### [Problem statement]
Go through the listing below and gather every line with the word "script".

### [Records to process]
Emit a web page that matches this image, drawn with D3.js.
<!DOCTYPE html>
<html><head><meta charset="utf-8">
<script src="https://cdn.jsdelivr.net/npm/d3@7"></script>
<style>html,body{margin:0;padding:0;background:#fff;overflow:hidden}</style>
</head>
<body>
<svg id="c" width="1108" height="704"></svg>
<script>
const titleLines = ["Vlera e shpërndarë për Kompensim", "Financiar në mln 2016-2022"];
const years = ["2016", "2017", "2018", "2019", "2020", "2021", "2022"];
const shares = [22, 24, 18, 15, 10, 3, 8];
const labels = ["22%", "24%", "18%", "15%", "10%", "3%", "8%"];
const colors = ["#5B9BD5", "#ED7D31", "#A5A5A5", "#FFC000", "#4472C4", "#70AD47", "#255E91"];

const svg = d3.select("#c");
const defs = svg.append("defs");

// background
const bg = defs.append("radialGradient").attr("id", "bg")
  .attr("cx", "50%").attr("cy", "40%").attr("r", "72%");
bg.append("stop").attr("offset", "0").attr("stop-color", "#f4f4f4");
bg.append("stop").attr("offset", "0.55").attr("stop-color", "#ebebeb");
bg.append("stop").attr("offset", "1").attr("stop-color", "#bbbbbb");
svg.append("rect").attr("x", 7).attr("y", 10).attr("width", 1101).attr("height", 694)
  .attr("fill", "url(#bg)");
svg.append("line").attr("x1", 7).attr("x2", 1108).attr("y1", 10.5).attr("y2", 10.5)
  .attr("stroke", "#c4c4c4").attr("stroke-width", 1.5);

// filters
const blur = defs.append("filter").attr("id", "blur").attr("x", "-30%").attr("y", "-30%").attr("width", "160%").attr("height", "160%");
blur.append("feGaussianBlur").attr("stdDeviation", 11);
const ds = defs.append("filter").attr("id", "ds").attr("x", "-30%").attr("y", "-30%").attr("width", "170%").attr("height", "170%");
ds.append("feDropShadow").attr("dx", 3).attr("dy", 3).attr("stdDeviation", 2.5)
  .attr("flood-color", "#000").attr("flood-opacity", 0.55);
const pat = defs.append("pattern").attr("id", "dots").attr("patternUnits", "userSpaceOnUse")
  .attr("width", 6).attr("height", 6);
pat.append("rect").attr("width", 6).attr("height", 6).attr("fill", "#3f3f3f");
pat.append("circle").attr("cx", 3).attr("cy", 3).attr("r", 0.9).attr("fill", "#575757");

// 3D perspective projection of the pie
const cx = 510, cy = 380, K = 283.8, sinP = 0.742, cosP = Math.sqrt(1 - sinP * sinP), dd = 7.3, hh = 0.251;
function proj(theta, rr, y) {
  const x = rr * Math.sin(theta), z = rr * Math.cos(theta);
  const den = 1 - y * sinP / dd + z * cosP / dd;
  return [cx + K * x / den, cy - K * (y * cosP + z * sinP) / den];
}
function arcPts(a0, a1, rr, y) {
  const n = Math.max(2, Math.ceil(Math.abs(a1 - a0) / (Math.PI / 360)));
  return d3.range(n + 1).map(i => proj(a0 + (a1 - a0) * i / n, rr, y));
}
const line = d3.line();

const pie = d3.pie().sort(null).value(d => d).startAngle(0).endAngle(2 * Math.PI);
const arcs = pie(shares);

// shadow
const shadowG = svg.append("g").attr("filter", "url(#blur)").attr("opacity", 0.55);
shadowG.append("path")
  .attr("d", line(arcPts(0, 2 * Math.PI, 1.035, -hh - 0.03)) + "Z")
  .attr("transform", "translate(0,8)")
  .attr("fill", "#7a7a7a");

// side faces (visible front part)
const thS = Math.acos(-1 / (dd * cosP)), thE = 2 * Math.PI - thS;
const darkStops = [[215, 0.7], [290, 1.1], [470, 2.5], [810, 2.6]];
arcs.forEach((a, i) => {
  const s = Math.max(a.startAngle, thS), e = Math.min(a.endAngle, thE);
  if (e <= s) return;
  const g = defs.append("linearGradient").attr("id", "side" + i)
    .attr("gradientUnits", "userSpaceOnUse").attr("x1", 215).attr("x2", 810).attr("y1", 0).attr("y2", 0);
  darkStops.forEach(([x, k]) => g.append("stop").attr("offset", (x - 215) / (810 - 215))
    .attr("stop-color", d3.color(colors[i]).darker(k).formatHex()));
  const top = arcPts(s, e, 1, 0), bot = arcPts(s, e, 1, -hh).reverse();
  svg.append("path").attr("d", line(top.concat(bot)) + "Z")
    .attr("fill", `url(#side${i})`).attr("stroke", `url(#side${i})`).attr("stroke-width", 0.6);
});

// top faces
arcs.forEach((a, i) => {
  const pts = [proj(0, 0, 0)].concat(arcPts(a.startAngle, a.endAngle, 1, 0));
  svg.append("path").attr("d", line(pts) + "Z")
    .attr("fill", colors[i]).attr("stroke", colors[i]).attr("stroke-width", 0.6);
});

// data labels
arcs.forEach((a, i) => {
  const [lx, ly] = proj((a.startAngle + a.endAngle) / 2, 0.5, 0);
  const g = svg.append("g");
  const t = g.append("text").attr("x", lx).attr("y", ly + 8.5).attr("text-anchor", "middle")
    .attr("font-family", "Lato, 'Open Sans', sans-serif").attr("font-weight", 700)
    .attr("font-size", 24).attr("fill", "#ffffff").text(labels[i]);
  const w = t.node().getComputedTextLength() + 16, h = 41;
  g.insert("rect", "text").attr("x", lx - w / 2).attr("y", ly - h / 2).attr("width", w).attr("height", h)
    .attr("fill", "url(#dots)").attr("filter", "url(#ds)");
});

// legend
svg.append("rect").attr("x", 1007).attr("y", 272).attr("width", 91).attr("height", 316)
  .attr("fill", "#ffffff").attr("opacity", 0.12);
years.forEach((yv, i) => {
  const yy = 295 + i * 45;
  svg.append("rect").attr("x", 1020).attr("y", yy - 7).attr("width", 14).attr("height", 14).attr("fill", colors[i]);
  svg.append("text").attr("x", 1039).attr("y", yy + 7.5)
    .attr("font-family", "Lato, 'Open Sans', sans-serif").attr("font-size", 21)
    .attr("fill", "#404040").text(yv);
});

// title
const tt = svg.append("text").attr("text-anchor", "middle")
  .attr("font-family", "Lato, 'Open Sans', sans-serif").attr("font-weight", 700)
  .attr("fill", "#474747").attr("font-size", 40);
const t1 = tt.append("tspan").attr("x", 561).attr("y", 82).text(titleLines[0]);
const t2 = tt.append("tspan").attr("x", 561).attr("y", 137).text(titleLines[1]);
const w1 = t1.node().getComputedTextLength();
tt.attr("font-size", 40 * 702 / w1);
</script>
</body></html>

---

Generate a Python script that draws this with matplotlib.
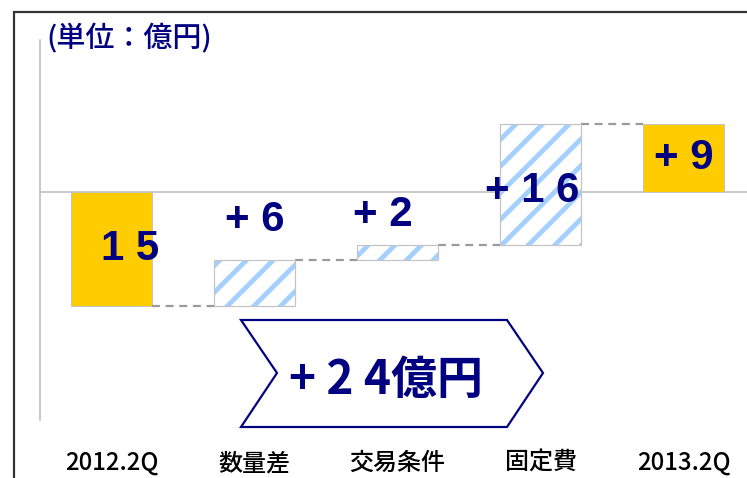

### [Written response]
<script src="https://cdn.jsdelivr.net/npm/d3@7"></script>
<script>
</script>
Generate a Python script that draws this with matplotlib.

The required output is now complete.